Classical x86 has four numbered "rings": 0, 1, 2 and 3. The higher the number, the lower the privilege. Programs running in ring 3 have to ask the operating system for resources, and can't see or touch stuff belonging to other programs in ring 3. Code in ring 0 is the boss, and can directly access the hardware, control virtual memory and so on. So, naturally, the core code of the OS itself runs in ring 0, as it is controlling the whole show.
(In fact, the vast majority of PC OSs only use 0 and 3. For the historically-inclined, only two mainstream PC OSs ever actually used more than these two rings. One was IBM's OS/2: its kernel ran in ring 0 and ordinary unprivileged code in ring 3, as usual, but unprivileged code that did I/O ran in ring 2.
This is why OS/2 won’t run under Oracle’s open-source hypervisor VirtualBox in its software-virtualisation mode, which forces Ring 0 code in the guest OS to run in Ring 1. The other exception - depending on configuration - was Novell Netware 4 and above, which could move NLMs into higher rings for better stability, or lower ones for more performance.)
The trick of full-system virtualisation is to find a way to take control away from privileged code that is already running in ring 0, so that another, even-more-privileged program can control it. If you can do this transparently – meaning that the guest does not know it's being manipulated – then you can then run one operating system as a program under another. That gives you the ability to run more than one OS at a time on a single machine.
The result is a hierarchy of OSs. In the old days, early OSs were called by the rather more descriptive name of "supervisors". An OS is just another program, but it's the one that supervises other programs. What do you call a program that supervises multiple supervisors? A "hypervisor". The OSs running under it are called "guests" and the boxes they run in are "virtual machines" or VMs.
Is it just me...
...or does that post look like someone's testing a context-sensitive spambot?
One thing that can't be virtualised
There is one thing that can't be virtualised, and that is time - or at least it can't be virtualised where an OS has to interact with the real world. This can have some unfortunate side effects in terms of performance, clock slip and so on. For instance, any OS using "wall clock" time for things like timeouts, task switching and the like can produce some undesirable features on a heavily stressed machine. This is especially true when the hyperviser is able to page part of the guest environment. This causes erratic and very lengthy (by CPU standard) lumps of time to appear to be used during execution if "wall clock" time is used.
From my experience eventually all OSs which are expected to run under hypervisers eventually have to be modified in some way to be "hyperviser aware" in order to iron out these wrinkles.
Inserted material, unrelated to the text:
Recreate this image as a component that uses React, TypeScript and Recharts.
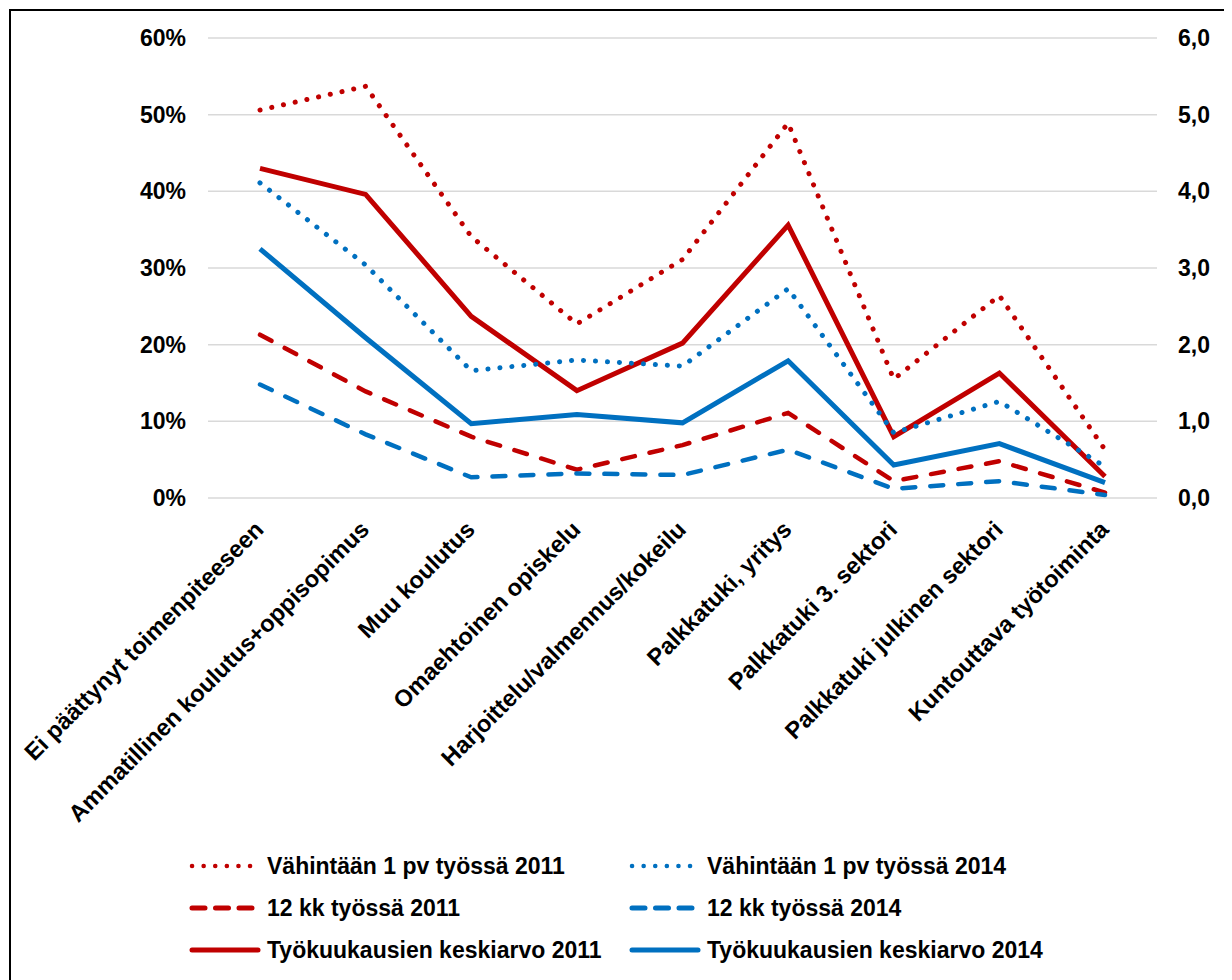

Many years ago I worked on an OLTP operating system that ran under VM - in order to fix some timing issues it was necessary to modify some core timing functions in the guest OS to avoid using wall-clock time and get execution time information from the hyperviser.
You can get away with this stuff on lightly loaded environments, but not on heavily committed ones.
Linux virtualisation is from before KVM
Linux has not one, but _THREE_ native virtualisation technologies:
1. User Mode Linux which is from circa Y2K, long before KVM. Even if we count from the day when it aquired SKAS0 (or 3) support so it could have reasonable address space isolation it is still pre-KVM
2. OpenVZ - also pre-KVM
3. KVM is the third one chronologically and unless I am mistaken it actually derives from qemu and shares some code with it. So if we count the days of emulation into its history it also goes further back.
By the way, depending on what you want (and how good are you at C/Linux kernel drivers) KVM is quite often not the best fit for purpose either. Neither is Xen, nor is Vmware. There are a lot of cases where OpenVZ (and even UML if your kernel programming is good enough to fix its shortcomings) can do a better job.